As estradas nos levam sempre a algum lugar. E um deles com certeza é para nossa casa. Mas para JB, João Batista, 54 anos, a estrada já levou-o e continua levando-o a lugares cada vez mais distantes.
Em uma das estradas que tomei coincidiu com as dele. O destino foram as lembranças de outras andanças de JB.
A sua jornada de heroi começou cedo quando ouviu a buzina acionada na boleia de um caminhão. A buzina soou como um canto de sereia vindo das profundezas de sua alma. Hipnotizou-o tanto, que ele, nem saído da infância, mergulhou nesse imenso mundo onírico, tornou-o realidade e embarcou. Arrumou suas trouxinhas e sem se despedir saiu de casa, aos 10 anos, em São João Del Rey, Minas.
De carona em carona chegou à Praia de Ramos no Rio de Janeiro.
Dormiu sob estrelas e castelos mal formados. Por coberta, jornais relatando histórias alheias, inspirando-o a escrever a própria.
Contudo, seu pequeno corpo repleto de orgulho mineiro não temia o destino.
A liberdade era sua nova casa e o sonho de ser motorista de caminhão se transformou em sua nova família.
Bravamente e destemido lutava pela sua sobrevivência no asfalto endurecido pelas pegadas das adversidades da vida. E sua vida foi-se endurecendo nas batalhas épicas do dia-a-dia. Ele ia crescendo, valente e confiante. Fez de tudo um pouco. Um pouco de palhaço de circo e muito de Papai Noel.
Porém, seu ouvidos não o deixavam esquecer de seu sonho. Sempre que ouvia o som da buzina de um caminhão mais tinha forças para persistir na sua jornada.
Após um tempo JB passou a dormir em vagões de trens e se locomovia pelos trilhos à espera da realização de seu destino. Já haviam passado dezesseis anos. O jeito para ganhar a vida agora era ser pintor. Um fato veio interpor-se em seu caminho. Certo dia um colega de profissão roubou seu tênis. À noite, no vagão em que dividiam, enfrentou o colega e terminou lançado para fora do trem em movimento. O "guerreiro" teve que voltar para casa pela primeira vez, depois de muito tempo, ferido, mas não derrotado.
A mãe o recebeu e pôde acalentar mais uma vez seu filho. Acreditou ser possível retê-lo em seu mundo. Porém, tão logo se recuperou, ele seguiu pela estrada rumo ao seu sonho.
Novamente na estrada passou por tempestades e solidão.
Aprendeu, enfim, desenhado na palma da mão a guiar um caminhão.
Caminhão, ônibus, van.
As estradas foram se estendendo além dos limites do Brasil.
Pelas estradas construiu sua família.

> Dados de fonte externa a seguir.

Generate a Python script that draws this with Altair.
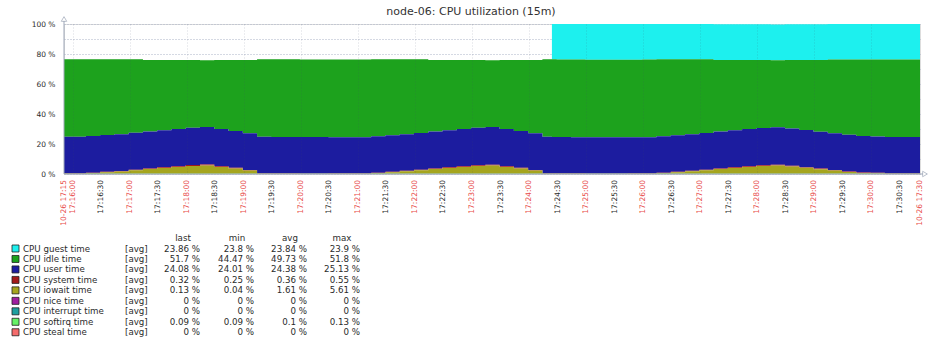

Ao todo nove filhos. Seu maior arrependimento - ter se casado quatro vezes e ter deixado, ao se separar da primeira esposa, uma filha de sete anos.
Assim mesmo se diz muito feliz hoje, embora não permita que a rotina da vida interrompa sua jornada. Já comunicou: "Não me avisem de morte. Eu nada poderei fazer."
Seu maior orgulho: tem casa própria, um carrinho e a família esperando por ele. Se sente vitorioso, um heroi.
O que concluo ao ouvi-lo falar-me é que todo heroi deseja chegar a um porto seguro após as lutas diárias.
JB continua levando pessoas pelas estradas. Mas seu companheiro constante, o que ele lamenta muito, encontrou pelas estradas há muito tempo: o cigarro. No entanto, não deu carona às drogas nem às bebidas. Quer que seus filhos saibam disso como exemplo de firmeza de caráter.
A nossa companhia dividida nessa jornada foi chegando ao fim.
Enquanto compartilhávamos a mesma estrada não precisei de outras distrações. Levei comigo um livro, mas não o abri. Ali estava ao meu lado um homem que soube escrever a própria história e a dividiu comigo.